*INFORMATION SHOWN*:
- - - - -
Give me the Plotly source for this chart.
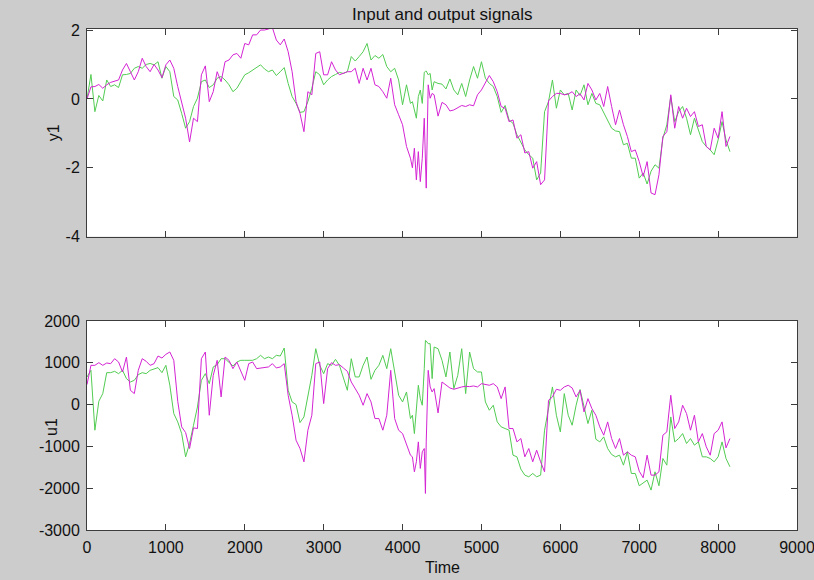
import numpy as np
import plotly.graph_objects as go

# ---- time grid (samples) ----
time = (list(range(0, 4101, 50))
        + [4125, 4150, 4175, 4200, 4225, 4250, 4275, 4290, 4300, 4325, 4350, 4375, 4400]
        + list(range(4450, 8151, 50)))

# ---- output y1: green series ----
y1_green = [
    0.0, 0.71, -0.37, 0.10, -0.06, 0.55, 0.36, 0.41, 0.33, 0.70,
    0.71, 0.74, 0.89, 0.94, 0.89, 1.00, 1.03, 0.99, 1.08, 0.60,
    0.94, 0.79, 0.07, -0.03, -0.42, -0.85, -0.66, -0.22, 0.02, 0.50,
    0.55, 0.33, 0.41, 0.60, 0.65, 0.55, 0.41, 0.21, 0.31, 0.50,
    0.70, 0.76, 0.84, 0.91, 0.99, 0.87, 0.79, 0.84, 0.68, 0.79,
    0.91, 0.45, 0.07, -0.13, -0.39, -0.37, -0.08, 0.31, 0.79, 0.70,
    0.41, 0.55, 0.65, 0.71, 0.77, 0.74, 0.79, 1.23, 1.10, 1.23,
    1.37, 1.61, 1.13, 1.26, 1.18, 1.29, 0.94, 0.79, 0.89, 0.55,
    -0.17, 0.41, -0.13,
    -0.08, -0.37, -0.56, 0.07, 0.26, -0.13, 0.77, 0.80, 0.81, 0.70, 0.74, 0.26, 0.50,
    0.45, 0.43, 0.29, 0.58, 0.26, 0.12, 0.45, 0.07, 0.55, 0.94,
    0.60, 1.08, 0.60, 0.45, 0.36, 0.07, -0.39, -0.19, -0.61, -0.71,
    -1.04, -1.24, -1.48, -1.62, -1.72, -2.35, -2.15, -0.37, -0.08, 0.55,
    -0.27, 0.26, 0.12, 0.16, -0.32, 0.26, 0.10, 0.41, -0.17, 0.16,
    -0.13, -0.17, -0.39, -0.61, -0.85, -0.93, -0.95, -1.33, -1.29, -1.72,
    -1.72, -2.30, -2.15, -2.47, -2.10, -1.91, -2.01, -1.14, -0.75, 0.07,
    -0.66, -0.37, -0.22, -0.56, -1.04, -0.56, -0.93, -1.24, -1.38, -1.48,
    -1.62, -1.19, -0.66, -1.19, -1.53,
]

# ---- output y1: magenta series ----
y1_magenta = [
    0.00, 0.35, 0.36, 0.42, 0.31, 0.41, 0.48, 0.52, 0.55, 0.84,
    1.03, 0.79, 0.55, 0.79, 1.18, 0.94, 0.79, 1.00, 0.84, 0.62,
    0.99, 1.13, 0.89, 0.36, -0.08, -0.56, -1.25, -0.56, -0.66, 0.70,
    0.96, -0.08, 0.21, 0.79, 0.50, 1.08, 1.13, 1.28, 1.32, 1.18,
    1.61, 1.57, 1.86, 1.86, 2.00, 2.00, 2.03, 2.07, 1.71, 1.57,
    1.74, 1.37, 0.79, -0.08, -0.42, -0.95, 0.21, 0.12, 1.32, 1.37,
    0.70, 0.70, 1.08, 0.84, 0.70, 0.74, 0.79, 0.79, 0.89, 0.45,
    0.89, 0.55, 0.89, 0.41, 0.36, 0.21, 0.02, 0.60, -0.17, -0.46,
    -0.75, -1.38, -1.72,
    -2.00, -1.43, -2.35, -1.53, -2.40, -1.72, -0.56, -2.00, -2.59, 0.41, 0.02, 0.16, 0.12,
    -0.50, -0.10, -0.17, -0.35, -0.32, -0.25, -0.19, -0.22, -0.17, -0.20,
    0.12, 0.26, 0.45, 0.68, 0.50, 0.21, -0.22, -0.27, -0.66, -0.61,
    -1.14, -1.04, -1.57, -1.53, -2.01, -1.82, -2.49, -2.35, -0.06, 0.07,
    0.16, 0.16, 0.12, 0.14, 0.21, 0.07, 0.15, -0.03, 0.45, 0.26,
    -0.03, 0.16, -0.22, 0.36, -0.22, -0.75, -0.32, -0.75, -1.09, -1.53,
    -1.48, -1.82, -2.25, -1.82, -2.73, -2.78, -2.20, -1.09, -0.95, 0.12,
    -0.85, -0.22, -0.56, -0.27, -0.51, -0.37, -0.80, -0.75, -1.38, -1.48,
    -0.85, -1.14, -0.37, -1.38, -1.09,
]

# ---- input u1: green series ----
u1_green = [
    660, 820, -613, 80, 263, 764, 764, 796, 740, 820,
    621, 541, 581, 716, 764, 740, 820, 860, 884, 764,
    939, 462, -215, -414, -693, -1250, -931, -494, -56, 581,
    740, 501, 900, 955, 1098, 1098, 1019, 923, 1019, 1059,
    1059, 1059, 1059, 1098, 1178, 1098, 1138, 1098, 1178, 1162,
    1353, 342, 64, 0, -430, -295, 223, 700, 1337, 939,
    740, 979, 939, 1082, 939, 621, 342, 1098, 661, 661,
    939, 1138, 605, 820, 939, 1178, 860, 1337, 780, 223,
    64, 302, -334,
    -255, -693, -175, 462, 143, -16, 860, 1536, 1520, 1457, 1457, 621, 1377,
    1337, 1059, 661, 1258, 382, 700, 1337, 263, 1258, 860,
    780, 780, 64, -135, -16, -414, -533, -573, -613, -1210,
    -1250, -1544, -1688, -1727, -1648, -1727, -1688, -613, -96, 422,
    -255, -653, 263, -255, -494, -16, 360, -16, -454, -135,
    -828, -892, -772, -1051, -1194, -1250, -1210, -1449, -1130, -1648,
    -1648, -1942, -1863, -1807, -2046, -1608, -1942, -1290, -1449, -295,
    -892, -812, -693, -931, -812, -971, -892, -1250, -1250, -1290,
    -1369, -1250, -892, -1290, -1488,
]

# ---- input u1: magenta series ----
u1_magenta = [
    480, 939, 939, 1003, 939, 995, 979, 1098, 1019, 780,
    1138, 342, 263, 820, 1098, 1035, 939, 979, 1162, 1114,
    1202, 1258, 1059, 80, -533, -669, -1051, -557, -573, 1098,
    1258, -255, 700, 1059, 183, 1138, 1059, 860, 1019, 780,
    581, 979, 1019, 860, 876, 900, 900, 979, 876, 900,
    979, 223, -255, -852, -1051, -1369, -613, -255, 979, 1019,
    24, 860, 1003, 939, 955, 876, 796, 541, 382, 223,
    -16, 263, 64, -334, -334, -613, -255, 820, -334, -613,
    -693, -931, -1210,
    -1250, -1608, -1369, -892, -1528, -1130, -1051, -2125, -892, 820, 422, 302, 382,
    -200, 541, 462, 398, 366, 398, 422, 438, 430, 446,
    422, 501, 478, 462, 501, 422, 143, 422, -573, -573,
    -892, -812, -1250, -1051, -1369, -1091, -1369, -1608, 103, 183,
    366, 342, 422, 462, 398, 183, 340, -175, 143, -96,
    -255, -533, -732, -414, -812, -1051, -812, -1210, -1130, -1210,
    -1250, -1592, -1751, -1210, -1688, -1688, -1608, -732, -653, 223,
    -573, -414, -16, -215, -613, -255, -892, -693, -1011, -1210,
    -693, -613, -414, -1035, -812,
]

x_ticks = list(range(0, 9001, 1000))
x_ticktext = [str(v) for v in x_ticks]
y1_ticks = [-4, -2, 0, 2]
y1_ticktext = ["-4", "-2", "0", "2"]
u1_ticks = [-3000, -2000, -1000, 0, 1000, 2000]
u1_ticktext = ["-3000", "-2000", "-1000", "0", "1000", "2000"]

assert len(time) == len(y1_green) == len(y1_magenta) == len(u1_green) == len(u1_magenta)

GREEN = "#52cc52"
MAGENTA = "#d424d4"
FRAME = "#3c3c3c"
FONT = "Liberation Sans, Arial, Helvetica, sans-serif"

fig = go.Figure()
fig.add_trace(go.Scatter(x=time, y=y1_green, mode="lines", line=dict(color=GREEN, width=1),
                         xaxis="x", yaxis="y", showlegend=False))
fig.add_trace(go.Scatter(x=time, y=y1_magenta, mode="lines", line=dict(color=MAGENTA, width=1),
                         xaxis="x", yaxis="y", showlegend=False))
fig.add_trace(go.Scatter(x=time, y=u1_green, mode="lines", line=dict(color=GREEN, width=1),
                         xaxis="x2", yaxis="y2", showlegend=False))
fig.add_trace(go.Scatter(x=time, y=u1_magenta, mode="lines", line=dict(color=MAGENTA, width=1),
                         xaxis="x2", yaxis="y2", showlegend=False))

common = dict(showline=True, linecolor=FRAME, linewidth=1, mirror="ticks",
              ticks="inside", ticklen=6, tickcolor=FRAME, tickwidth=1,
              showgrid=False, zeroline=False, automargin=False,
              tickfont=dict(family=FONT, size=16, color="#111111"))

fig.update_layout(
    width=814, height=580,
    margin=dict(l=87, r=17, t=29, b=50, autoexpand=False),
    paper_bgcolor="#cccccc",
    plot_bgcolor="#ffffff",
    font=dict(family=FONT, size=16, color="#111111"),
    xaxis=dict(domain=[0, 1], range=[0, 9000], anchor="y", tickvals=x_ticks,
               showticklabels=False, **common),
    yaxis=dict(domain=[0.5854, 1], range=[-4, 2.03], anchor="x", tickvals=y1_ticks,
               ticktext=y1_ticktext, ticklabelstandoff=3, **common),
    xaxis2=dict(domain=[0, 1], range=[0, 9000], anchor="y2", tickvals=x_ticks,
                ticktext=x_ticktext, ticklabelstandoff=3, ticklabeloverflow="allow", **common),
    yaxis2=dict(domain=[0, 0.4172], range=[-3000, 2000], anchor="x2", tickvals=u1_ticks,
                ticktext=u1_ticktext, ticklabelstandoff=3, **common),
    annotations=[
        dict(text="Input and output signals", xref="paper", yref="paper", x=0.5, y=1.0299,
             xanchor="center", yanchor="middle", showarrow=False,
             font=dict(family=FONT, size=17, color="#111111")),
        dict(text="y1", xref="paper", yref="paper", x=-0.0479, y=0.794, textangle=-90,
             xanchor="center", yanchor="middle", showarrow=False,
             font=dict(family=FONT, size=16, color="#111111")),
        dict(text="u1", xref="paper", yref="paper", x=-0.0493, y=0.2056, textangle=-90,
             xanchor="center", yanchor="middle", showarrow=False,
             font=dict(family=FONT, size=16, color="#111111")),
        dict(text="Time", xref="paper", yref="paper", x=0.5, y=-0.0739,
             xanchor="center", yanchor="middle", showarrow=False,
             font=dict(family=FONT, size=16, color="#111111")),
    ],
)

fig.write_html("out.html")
- - - - -
*DIRECTIONS*: Extract the lines exactly, please: the first line of the listing, the line with "list(range(4450, 8151, 50)))", and every line between them, but no pictures.

*TASK RESULT*:
Give me the Plotly source for this chart.
import numpy as np
import plotly.graph_objects as go

# ---- time grid (samples) ----
time = (list(range(0, 4101, 50))
        + [4125, 4150, 4175, 4200, 4225, 4250, 4275, 4290, 4300, 4325, 4350, 4375, 4400]
        + list(range(4450, 8151, 50)))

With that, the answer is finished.